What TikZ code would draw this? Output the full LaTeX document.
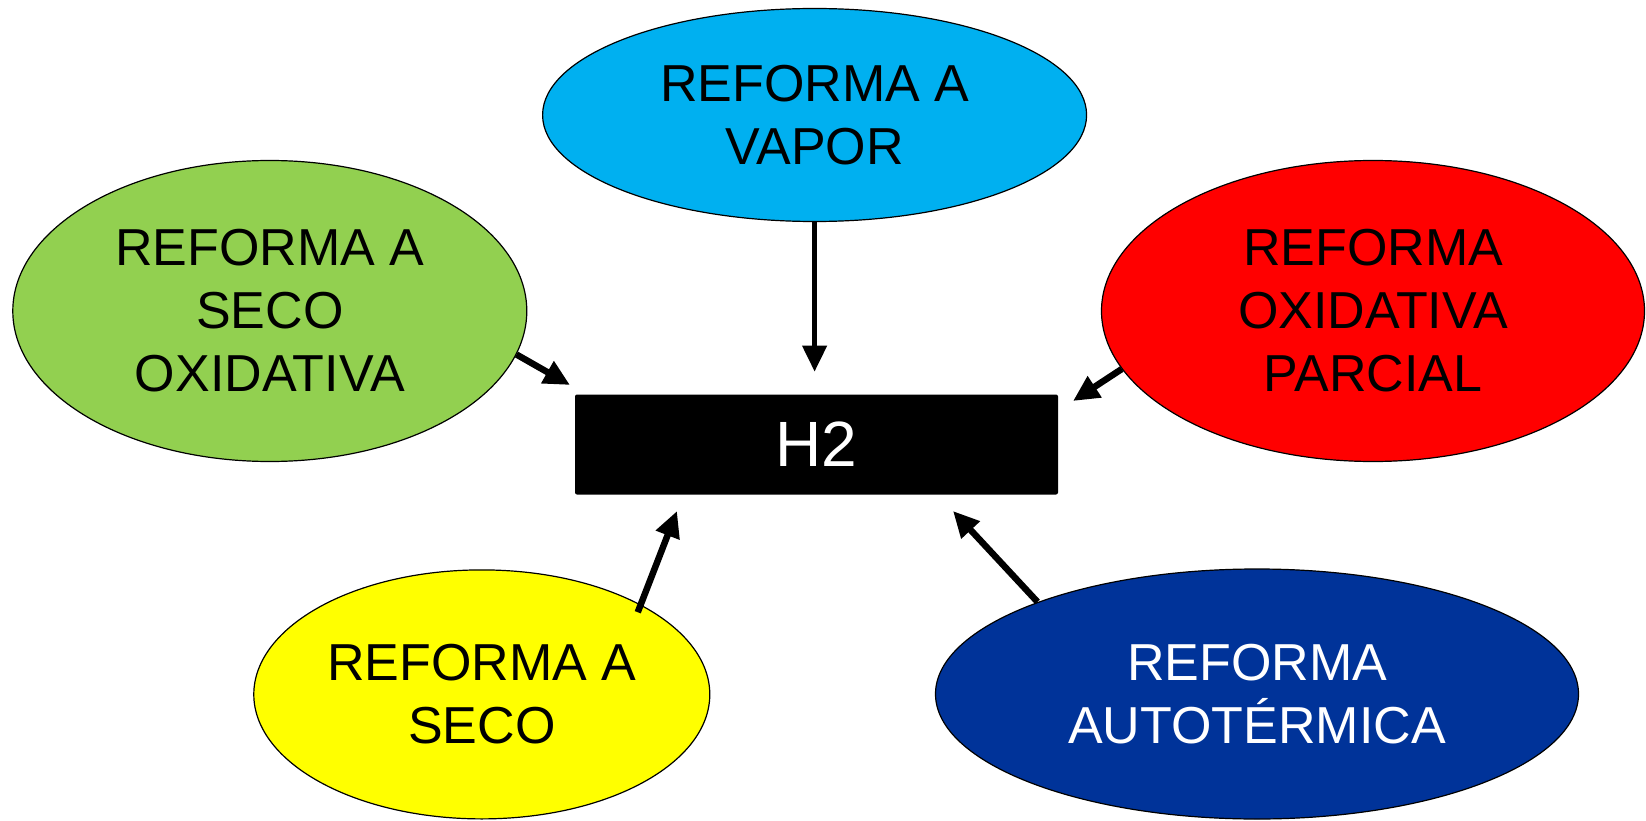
\documentclass[tikz,border=0pt]{standalone}
\usepackage{fontspec}
\setmainfont{Liberation Sans}
\usepackage{xcolor}
\usetikzlibrary{positioning, arrows.meta, shapes.geometric}

\definecolor{vaporblue}{HTML}{00B0F0}
\definecolor{dryoxgreen}{HTML}{92D050}
\definecolor{partialred}{HTML}{FF0000}
\definecolor{dryyellow}{HTML}{FFFF00}
\definecolor{autoblue}{HTML}{003399}

\tikzset{
    blob/.style={ellipse, draw=black, line width=1.2pt, inner sep=0pt, align=center,
        font=\fontsize{52}{63}\selectfont},
    feed/.style={-{Triangle[length=26pt, width=24pt]}, line width=6.5pt},
}

\begin{document}
\begin{tikzpicture}[x=1pt, y=-1pt]
    \useasboundingbox (0,0) rectangle (1646,821);

    \node[blob, fill=vaporblue, minimum width=544pt, minimum height=213pt] (vapor) at (814.6,115) {REFORMA A\\VAPOR};
    \node[blob, fill=dryoxgreen, minimum width=514pt, minimum height=301pt] (dryox) at (269.8,311) {REFORMA A\\SECO\\OXIDATIVA};
    \node[blob, fill=partialred, minimum width=543pt, minimum height=301pt] (partial) at (1373,311) {REFORMA\\OXIDATIVA\\PARCIAL};
    \node[blob, fill=dryyellow, minimum width=456pt, minimum height=249pt] (dry) at (481.8,694.4) {REFORMA A\\SECO};
    \node[blob, fill=autoblue, text=white, minimum width=643pt, minimum height=250pt] (auto) at (1257,694) {REFORMA\\AUTOTÉRMICA};

    \node[fill=black, rounded corners=2pt, minimum width=483pt, minimum height=100pt, inner sep=0pt,
        text=white, font=\fontsize{64}{70}\selectfont] (h2) at (816.5,444.5) {H2};

    \coordinate (tipV) at (814.6,371.6);
    \coordinate (tipL) at (570,385);
    \coordinate (tipR) at (1073,401);
    \coordinate (tipDL) at (677,511);
    \coordinate (tipDR) at (953,511);

    \draw[feed, line width=4.5pt] (vapor.south) -- (tipV);
    \draw[feed] (dryox.-10.75) -- (tipL);
    \draw[feed] (partial.193.7) -- (tipR);
    \draw[feed] ([shift={(-8,5)}]dry.28.3) -- (tipDL);
    \draw[feed] ([shift={(10,-4)}]auto.159.6) -- (tipDR);
\end{tikzpicture}
\end{document}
:::
Take the listing above and print it exactly, apart from the pictures.

What TikZ code would draw this? Output the full LaTeX document.
\documentclass[tikz,border=0pt]{standalone}
\usepackage{fontspec}
\setmainfont{Liberation Sans}
\usepackage{xcolor}
\usetikzlibrary{positioning, arrows.meta, shapes.geometric}

\definecolor{vaporblue}{HTML}{00B0F0}
\definecolor{dryoxgreen}{HTML}{92D050}
\definecolor{partialred}{HTML}{FF0000}
\definecolor{dryyellow}{HTML}{FFFF00}
\definecolor{autoblue}{HTML}{003399}

\tikzset{
    blob/.style={ellipse, draw=black, line width=1.2pt, inner sep=0pt, align=center,
        font=\fontsize{52}{63}\selectfont},
    feed/.style={-{Triangle[length=26pt, width=24pt]}, line width=6.5pt},
}

\begin{document}
\begin{tikzpicture}[x=1pt, y=-1pt]
    \useasboundingbox (0,0) rectangle (1646,821);

    \node[blob, fill=vaporblue, minimum width=544pt, minimum height=213pt] (vapor) at (814.6,115) {REFORMA A\\VAPOR};
    \node[blob, fill=dryoxgreen, minimum width=514pt, minimum height=301pt] (dryox) at (269.8,311) {REFORMA A\\SECO\\OXIDATIVA};
    \node[blob, fill=partialred, minimum width=543pt, minimum height=301pt] (partial) at (1373,311) {REFORMA\\OXIDATIVA\\PARCIAL};
    \node[blob, fill=dryyellow, minimum width=456pt, minimum height=249pt] (dry) at (481.8,694.4) {REFORMA A\\SECO};
    \node[blob, fill=autoblue, text=white, minimum width=643pt, minimum height=250pt] (auto) at (1257,694) {REFORMA\\AUTOTÉRMICA};

    \node[fill=black, rounded corners=2pt, minimum width=483pt, minimum height=100pt, inner sep=0pt,
        text=white, font=\fontsize{64}{70}\selectfont] (h2) at (816.5,444.5) {H2};

    \coordinate (tipV) at (814.6,371.6);
    \coordinate (tipL) at (570,385);
    \coordinate (tipR) at (1073,401);
    \coordinate (tipDL) at (677,511);
    \coordinate (tipDR) at (953,511);

    \draw[feed, line width=4.5pt] (vapor.south) -- (tipV);
    \draw[feed] (dryox.-10.75) -- (tipL);
    \draw[feed] (partial.193.7) -- (tipR);
    \draw[feed] ([shift={(-8,5)}]dry.28.3) -- (tipDL);
    \draw[feed] ([shift={(10,-4)}]auto.159.6) -- (tipDR);
\end{tikzpicture}
\end{document}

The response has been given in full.